(Stored items from a collection)
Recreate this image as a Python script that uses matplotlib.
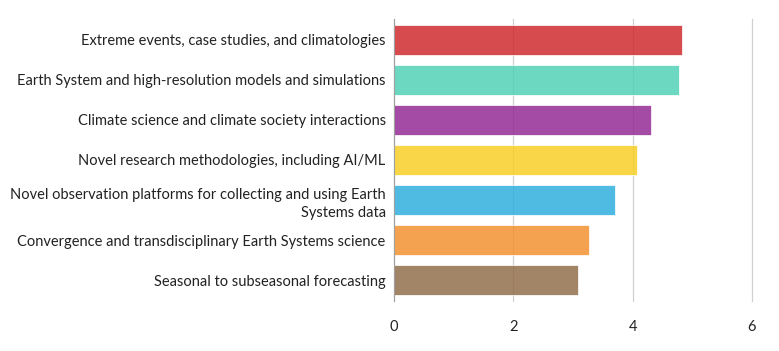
import numpy as np
import matplotlib
matplotlib.use('Agg')
from matplotlib import pyplot as plt

topics = [
    "Extreme events, case studies, and climatologies",
    "Earth System and high-resolution models and simulations",
    "Climate science and climate society interactions",
    "Novel research methodologies, including AI/ML",
    "Novel observation platforms for collecting and using Earth\nSystems data",
    "Convergence and transdisciplinary Earth Systems science",
    "Seasonal to subseasonal forecasting",
]
scores = [4.83, 4.78, 4.31, 4.08, 3.70, 3.27, 3.09]
colors = ['#cf2b2f', '#53d2b6', '#942c95', '#f8cf28', '#30b0de', '#f39231', '#926e4b']
xticks = [0, 2, 4, 6]

plt.rcParams['font.family'] = ['Lato', 'DejaVu Sans']

fig = plt.figure(figsize=(7.79, 3.51), dpi=100)
ax = fig.add_axes([0.5058, 0.1425, 0.4595, 0.8035])

ypos = np.arange(len(topics))
ax.barh(ypos, scores, height=0.75, color=colors, alpha=0.85,
        edgecolor='white', linewidth=0.6, zorder=3)

ax.set_ylim(len(topics) - 0.48, -0.52)
ax.set_xlim(0, 6)
ax.set_xticks(xticks)
ax.set_yticks(ypos)
ax.set_yticklabels(topics, fontsize=10.5, color='#222222', linespacing=1.4)
ax.tick_params(axis='x', length=0, pad=14, labelsize=10.5, labelcolor='#222222')
ax.tick_params(axis='y', length=0, pad=6)

ax.grid(axis='x', color='#d0d0d0', linewidth=0.9, zorder=0)
for gl in ax.get_xgridlines():
    gl.set_clip_on(False)
for side in ('top', 'right', 'bottom'):
    ax.spines[side].set_visible(False)
ax.spines['left'].set_color('#a0a0a0')
ax.spines['left'].set_zorder(4)

fig.savefig('out.png', dpi=100)
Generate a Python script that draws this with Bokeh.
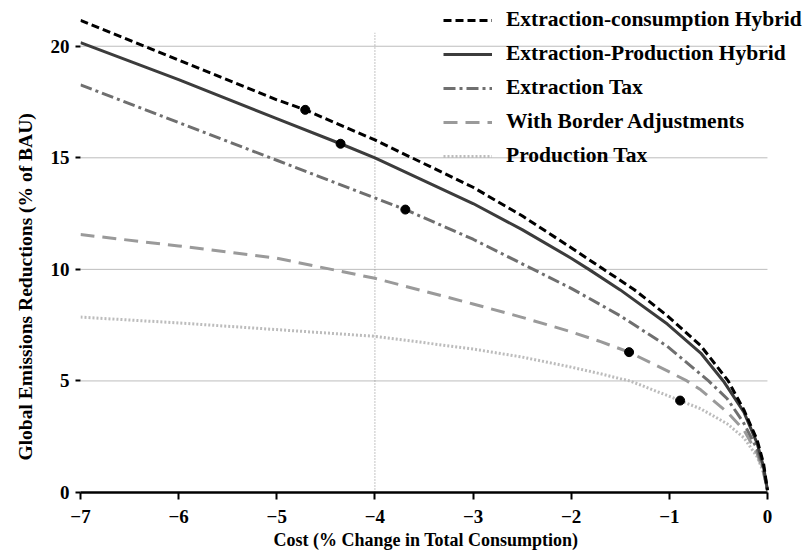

* TASK BRIEF *
Omit the pictures and output all of the other material exactly.

* WRITTEN SOLUTION *
Recreate this image as a Python script that uses matplotlib.
import numpy as np
import matplotlib
matplotlib.use('Agg')
from matplotlib import pyplot as plt

topics = [
    "Extreme events, case studies, and climatologies",
    "Earth System and high-resolution models and simulations",
    "Climate science and climate society interactions",
    "Novel research methodologies, including AI/ML",
    "Novel observation platforms for collecting and using Earth\nSystems data",
    "Convergence and transdisciplinary Earth Systems science",
    "Seasonal to subseasonal forecasting",
]
scores = [4.83, 4.78, 4.31, 4.08, 3.70, 3.27, 3.09]
colors = ['#cf2b2f', '#53d2b6', '#942c95', '#f8cf28', '#30b0de', '#f39231', '#926e4b']
xticks = [0, 2, 4, 6]

plt.rcParams['font.family'] = ['Lato', 'DejaVu Sans']

fig = plt.figure(figsize=(7.79, 3.51), dpi=100)
ax = fig.add_axes([0.5058, 0.1425, 0.4595, 0.8035])

ypos = np.arange(len(topics))
ax.barh(ypos, scores, height=0.75, color=colors, alpha=0.85,
        edgecolor='white', linewidth=0.6, zorder=3)

ax.set_ylim(len(topics) - 0.48, -0.52)
ax.set_xlim(0, 6)
ax.set_xticks(xticks)
ax.set_yticks(ypos)
ax.set_yticklabels(topics, fontsize=10.5, color='#222222', linespacing=1.4)
ax.tick_params(axis='x', length=0, pad=14, labelsize=10.5, labelcolor='#222222')
ax.tick_params(axis='y', length=0, pad=6)

ax.grid(axis='x', color='#d0d0d0', linewidth=0.9, zorder=0)
for gl in ax.get_xgridlines():
    gl.set_clip_on(False)
for side in ('top', 'right', 'bottom'):
    ax.spines[side].set_visible(False)
ax.spines['left'].set_color('#a0a0a0')
ax.spines['left'].set_zorder(4)

fig.savefig('out.png', dpi=100)
Generate a Python script that draws this with Bokeh.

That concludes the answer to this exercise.